Stated task:
Scan the records for the string "this"; copy each line where it occurs.
***** Listing
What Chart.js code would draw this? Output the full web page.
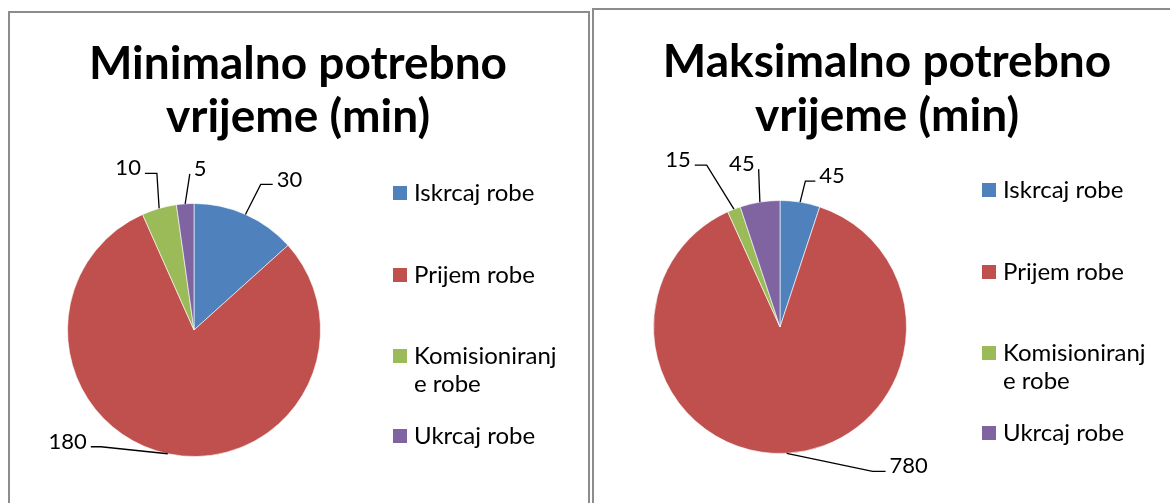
**********
***** Listing
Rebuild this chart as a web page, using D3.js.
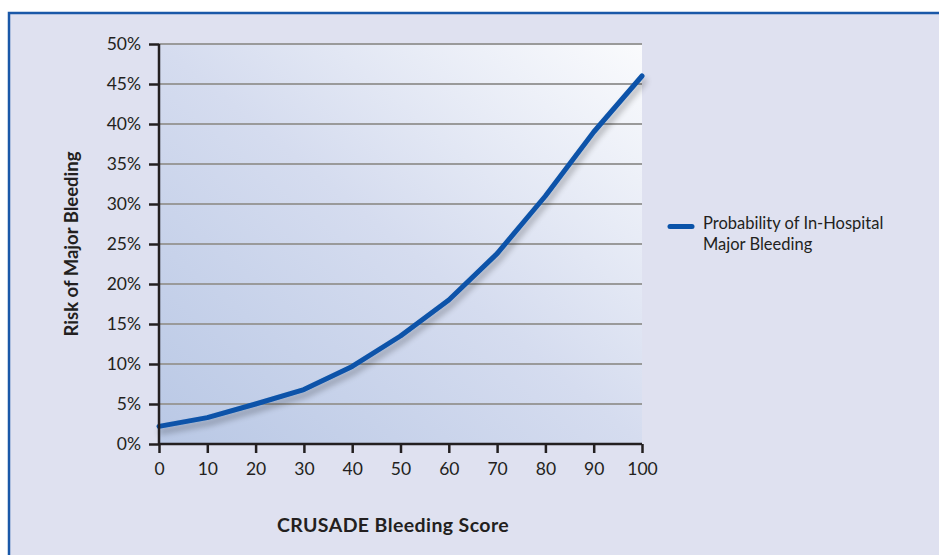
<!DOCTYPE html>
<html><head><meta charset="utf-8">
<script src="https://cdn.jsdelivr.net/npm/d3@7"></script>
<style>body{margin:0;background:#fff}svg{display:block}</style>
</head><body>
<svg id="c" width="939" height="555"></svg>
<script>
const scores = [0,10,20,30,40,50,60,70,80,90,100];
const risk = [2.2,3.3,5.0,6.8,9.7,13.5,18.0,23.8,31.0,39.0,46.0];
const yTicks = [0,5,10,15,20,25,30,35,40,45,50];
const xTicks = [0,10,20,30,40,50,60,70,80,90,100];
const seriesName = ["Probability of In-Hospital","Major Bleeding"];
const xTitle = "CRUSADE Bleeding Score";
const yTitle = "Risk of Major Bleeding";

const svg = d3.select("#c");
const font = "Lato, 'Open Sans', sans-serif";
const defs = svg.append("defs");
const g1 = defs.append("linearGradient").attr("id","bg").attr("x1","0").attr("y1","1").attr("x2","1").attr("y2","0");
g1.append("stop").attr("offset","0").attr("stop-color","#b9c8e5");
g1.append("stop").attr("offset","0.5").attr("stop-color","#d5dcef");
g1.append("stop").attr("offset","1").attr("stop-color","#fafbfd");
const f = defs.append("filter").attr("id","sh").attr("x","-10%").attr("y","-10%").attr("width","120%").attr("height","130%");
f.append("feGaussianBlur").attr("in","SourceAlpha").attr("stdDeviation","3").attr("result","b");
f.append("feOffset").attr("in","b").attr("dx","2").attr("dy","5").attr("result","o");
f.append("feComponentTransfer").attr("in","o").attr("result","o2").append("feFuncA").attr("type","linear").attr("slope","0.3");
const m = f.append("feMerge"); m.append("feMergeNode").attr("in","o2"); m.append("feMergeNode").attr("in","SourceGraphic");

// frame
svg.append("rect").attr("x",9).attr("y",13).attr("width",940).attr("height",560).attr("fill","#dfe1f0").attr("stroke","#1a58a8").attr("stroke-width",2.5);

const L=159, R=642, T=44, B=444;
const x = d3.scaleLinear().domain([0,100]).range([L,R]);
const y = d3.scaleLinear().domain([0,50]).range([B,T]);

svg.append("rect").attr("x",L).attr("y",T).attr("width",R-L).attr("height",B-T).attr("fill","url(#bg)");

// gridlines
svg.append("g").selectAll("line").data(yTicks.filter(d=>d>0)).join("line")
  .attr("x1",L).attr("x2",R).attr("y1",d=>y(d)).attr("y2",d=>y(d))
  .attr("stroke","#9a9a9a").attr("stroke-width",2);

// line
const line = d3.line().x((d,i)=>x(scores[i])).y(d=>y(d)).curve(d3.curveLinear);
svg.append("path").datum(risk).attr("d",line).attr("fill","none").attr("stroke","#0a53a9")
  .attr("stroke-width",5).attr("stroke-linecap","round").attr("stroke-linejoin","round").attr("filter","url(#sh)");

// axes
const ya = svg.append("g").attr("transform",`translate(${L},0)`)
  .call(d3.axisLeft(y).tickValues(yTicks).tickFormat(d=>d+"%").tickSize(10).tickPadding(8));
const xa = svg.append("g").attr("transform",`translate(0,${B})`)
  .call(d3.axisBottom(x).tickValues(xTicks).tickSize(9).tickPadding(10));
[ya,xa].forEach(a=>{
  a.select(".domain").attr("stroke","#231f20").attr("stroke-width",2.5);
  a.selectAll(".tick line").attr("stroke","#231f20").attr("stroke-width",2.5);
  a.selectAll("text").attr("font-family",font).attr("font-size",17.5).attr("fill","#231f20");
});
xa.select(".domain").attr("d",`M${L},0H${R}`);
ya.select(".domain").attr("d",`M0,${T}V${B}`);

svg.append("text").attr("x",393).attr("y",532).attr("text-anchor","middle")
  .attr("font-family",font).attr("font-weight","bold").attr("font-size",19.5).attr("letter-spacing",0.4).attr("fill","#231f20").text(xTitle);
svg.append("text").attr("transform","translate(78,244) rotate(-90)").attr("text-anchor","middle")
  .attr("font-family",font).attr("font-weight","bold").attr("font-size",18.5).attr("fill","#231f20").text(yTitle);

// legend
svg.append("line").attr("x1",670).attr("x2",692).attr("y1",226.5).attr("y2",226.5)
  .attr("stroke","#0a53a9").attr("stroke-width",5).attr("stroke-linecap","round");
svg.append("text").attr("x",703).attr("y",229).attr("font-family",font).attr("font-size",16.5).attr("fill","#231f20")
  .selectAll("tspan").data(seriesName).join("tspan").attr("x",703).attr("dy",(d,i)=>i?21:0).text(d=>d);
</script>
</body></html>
**********
The reply:
What Chart.js code would draw this? Output the full web page.
Rebuild this chart as a web page, using D3.js.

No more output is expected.